David Lipsky will be speaking about David Foster Wallace at The Center for Fiction in Manhattan at 7pm on the 13th of December, sounds like it is going to be a good night.
(Thanks to everyone who got in touch, somehow I missed this one!)
And somewhat related, here's a fantastic (and really insightful) review of Lipsky's Although of Course You End Up Becoming Yourself by Tim Personn, The Dave Show:
AOCYEUBY makes a similar focus possible by a peculiar doubling of its author across time and space. The book showcases two different Lipskys: one version of the man in 1996, on the road with Wallace, and an older Lipsky in 2008, sitting at home, listening to the recordings made a decade before. Sometimes this older Lipsky mutters something [intrusions that, in the text, are set in brackets] and, like a commentary track on The Dave Show, you hear his remarks against the backdrop of Wallace’s soft Midwestern speech: less bubbly, less ebullient, but also warm and observant.
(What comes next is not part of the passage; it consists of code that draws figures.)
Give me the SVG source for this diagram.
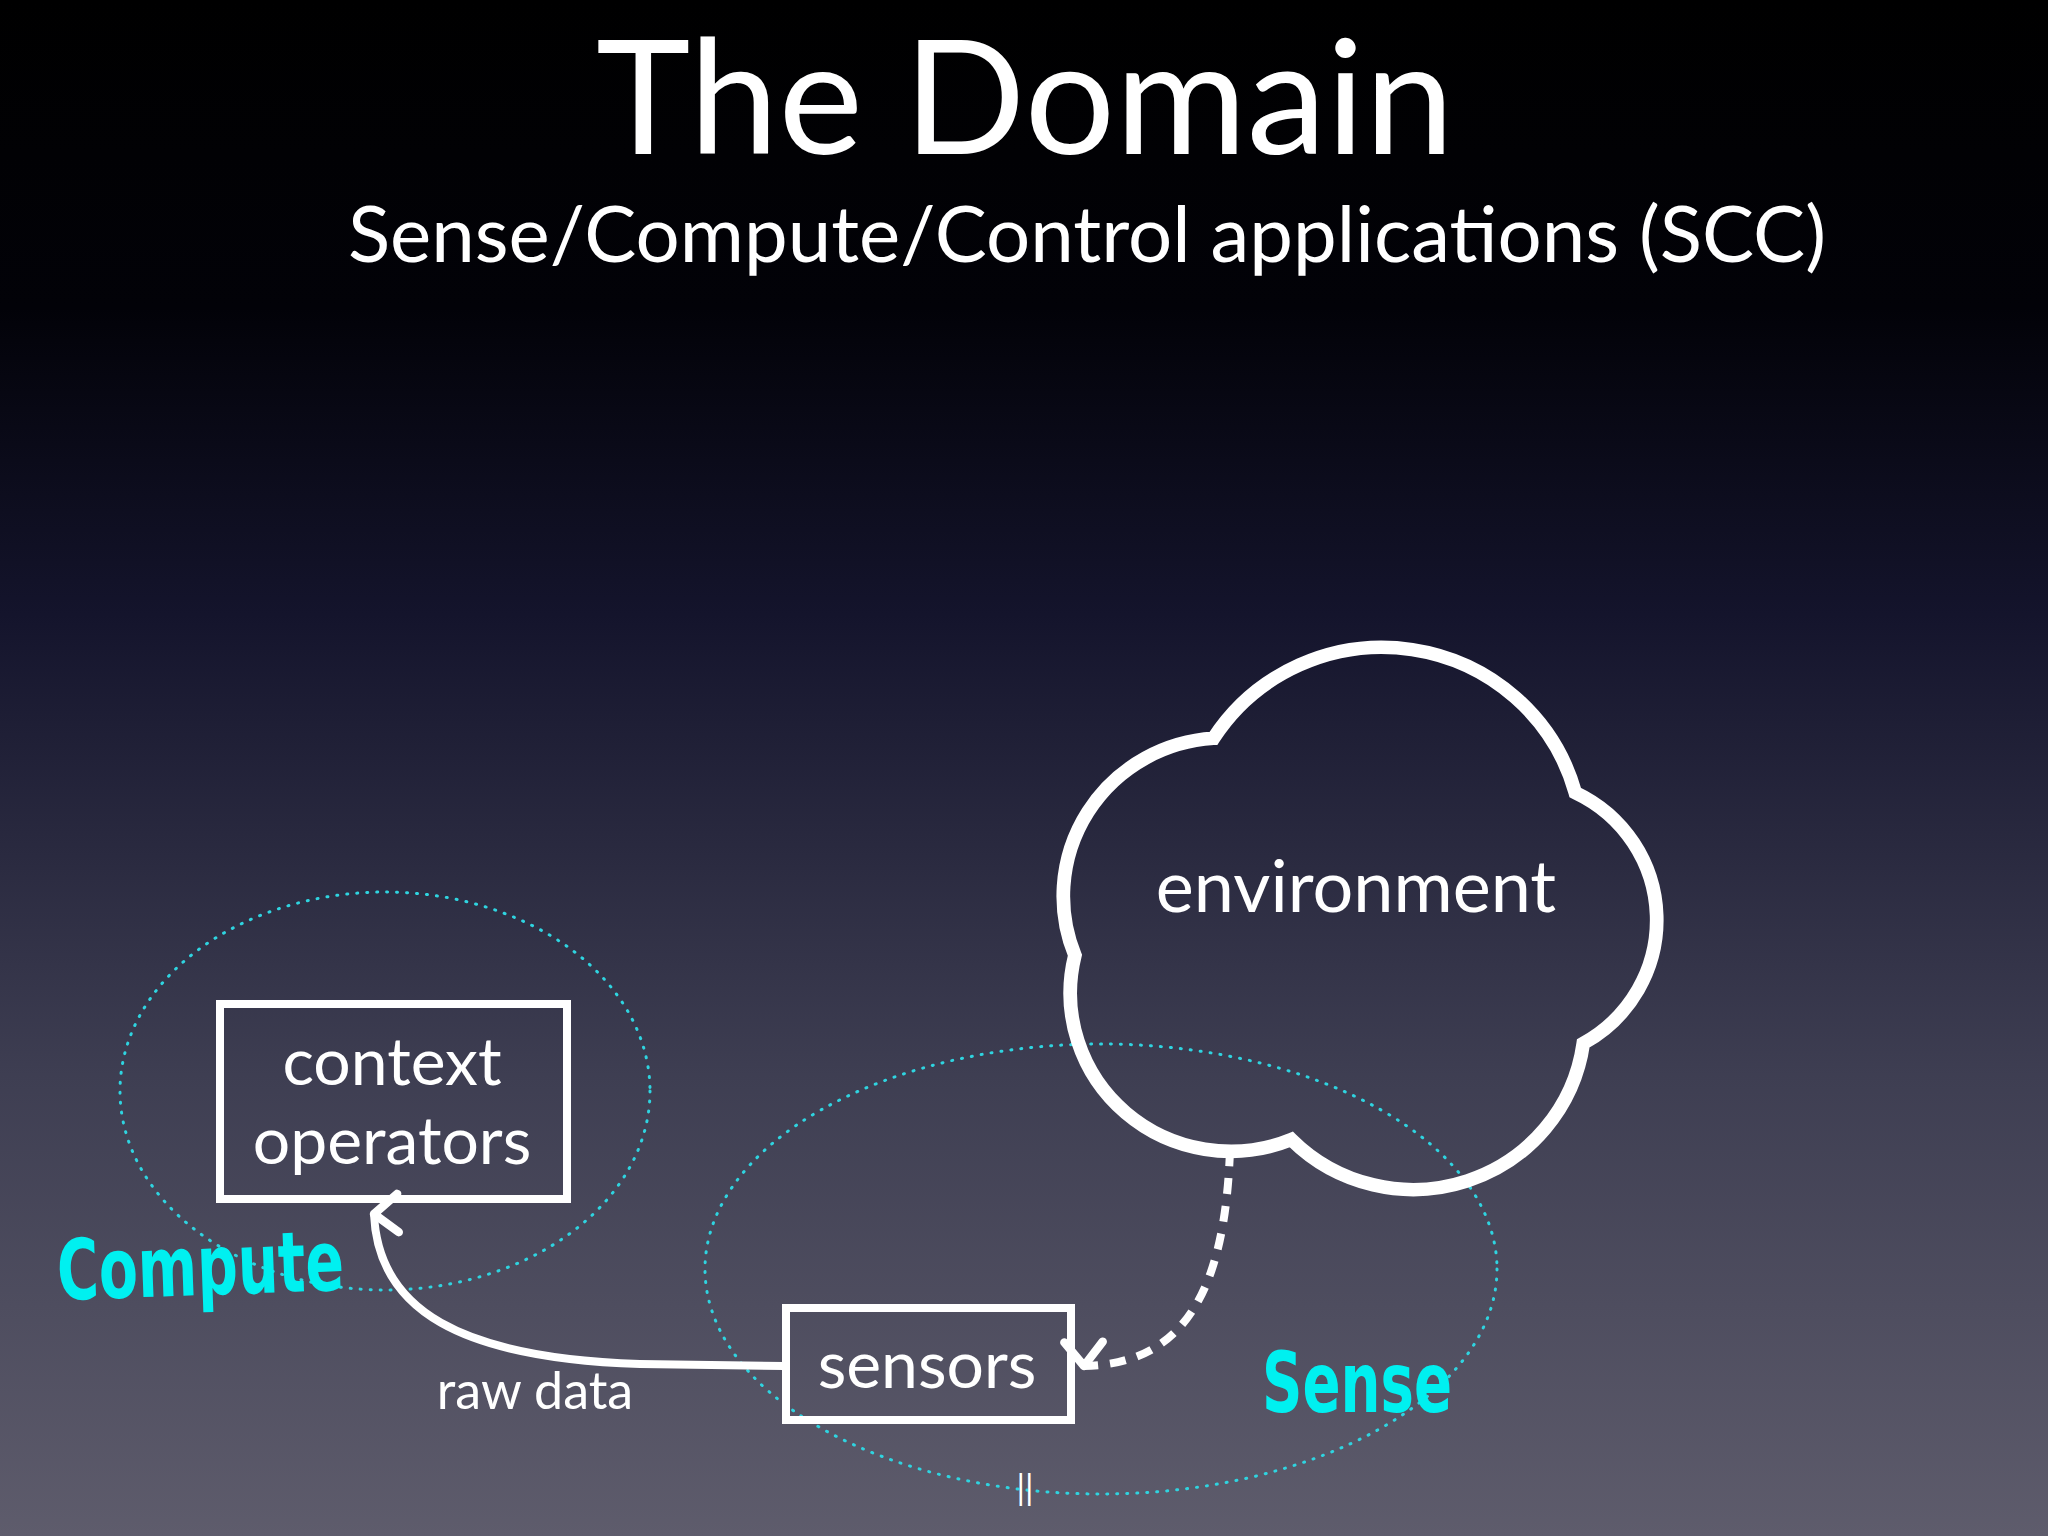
<svg xmlns="http://www.w3.org/2000/svg" width="2048" height="1536" viewBox="0 0 2048 1536">
<defs>
<linearGradient id="bg" x1="0" y1="0" x2="0" y2="1">
<stop offset="0" stop-color="#000000"/>
<stop offset="0.2" stop-color="#020208"/>
<stop offset="0.4" stop-color="#14142c"/>
<stop offset="0.7" stop-color="#3e3e52"/>
<stop offset="1" stop-color="#5e5c6c"/>
</linearGradient>
<marker id="ah" viewBox="0 0 20 20" refX="10" refY="4" markerWidth="6" markerHeight="6" orient="auto" markerUnits="strokeWidth">
<path d="M2,14 L10,4 L18,14" fill="none" stroke="#fff" stroke-width="3.5" stroke-linecap="round" stroke-linejoin="round"/>
</marker>
<style>
.w{fill:#fff;font-family:"Gill Sans","Lato","Liberation Sans",sans-serif}
.box{fill:none;stroke:#fff;stroke-width:8}
.dot{fill:none;stroke:#2fd4e0;stroke-width:3;stroke-dasharray:1 9;stroke-linecap:round}
.cy{fill:#00f0f0;font-family:"DejaVu Sans Condensed","DejaVu Sans",sans-serif;font-weight:bold}
</style>
</defs>
<rect width="2048" height="1536" fill="url(#bg)"/>
<text class="w" x="1025" y="154" font-size="160" text-anchor="middle">The Domain</text>
<text class="w" x="1087" y="262" font-size="78" text-anchor="middle">Sense/Compute/Control applications (SCC)</text>
<ellipse class="dot" cx="385" cy="1091" rx="265" ry="199"/>
<ellipse class="dot" cx="1101" cy="1269" rx="396" ry="225"/>
<g id="environment">
<path transform="translate(1360,918) scale(1.145,1.13) translate(-1353,-914)" d="M1225,755 A175,175 0 0 1 1541,803 A125,125 0 0 1 1548,1025 A150,150 0 0 1 1293,1110 A140,140 0 0 1 1104,947 A140,140 0 0 1 1225,755 Z" fill="none" stroke="#fff" stroke-width="12" stroke-linejoin="miter"/>
<text class="w" x="1356" y="912" font-size="72" text-anchor="middle">environment</text>
</g>
<g id="context_operators">
<rect class="box" x="220" y="1004" width="347" height="195"/>
<text class="w" x="392" y="1085" font-size="66" text-anchor="middle">context</text>
<text class="w" x="392" y="1164" font-size="66" text-anchor="middle">operators</text>
</g>
<g id="sensors">
<rect class="box" x="786" y="1308" width="285" height="112"/>
<text class="w" x="927" y="1388" font-size="66" text-anchor="middle">sensors</text>
</g>
<g id="connectors">
<path d="M784,1366 L640,1364 C460,1358 378,1310 374,1214" fill="none" stroke="#fff" stroke-width="8" marker-end="url(#ah)"/>
<path d="M1230,1150 C1225,1290 1185,1364 1084,1366" fill="none" stroke="#fff" stroke-width="8" stroke-dasharray="16 12" marker-end="url(#ah)"/>
</g>
<text class="w" x="535" y="1409" font-size="52" text-anchor="middle">raw data</text>
<text class="cy" x="58" y="1300" font-size="84" textLength="287" lengthAdjust="spacingAndGlyphs" transform="rotate(-2 58 1300)">Compute</text>
<text class="cy" x="1262" y="1412" font-size="84" textLength="190" lengthAdjust="spacingAndGlyphs">Sense</text>
<text class="w" x="1025" y="1500" font-size="34" text-anchor="middle">||</text>
</svg>
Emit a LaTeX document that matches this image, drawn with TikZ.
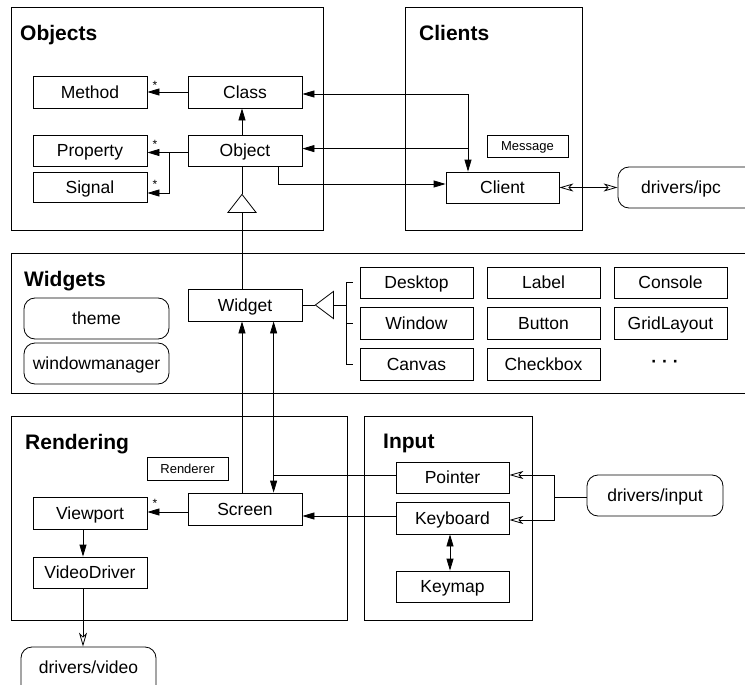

Lipsky 2008 is, above all, a good reader of character. His mind is anything but dulled by the tragic events of the preceding weeks. To the contrary, it is acute and, like any engaged reader’s, empathetic. He is like you, humbled by the reality of loss, and trying to figure this man out – to intuit the big something that seemed to be missing from all previous writing on David Foster Wallace.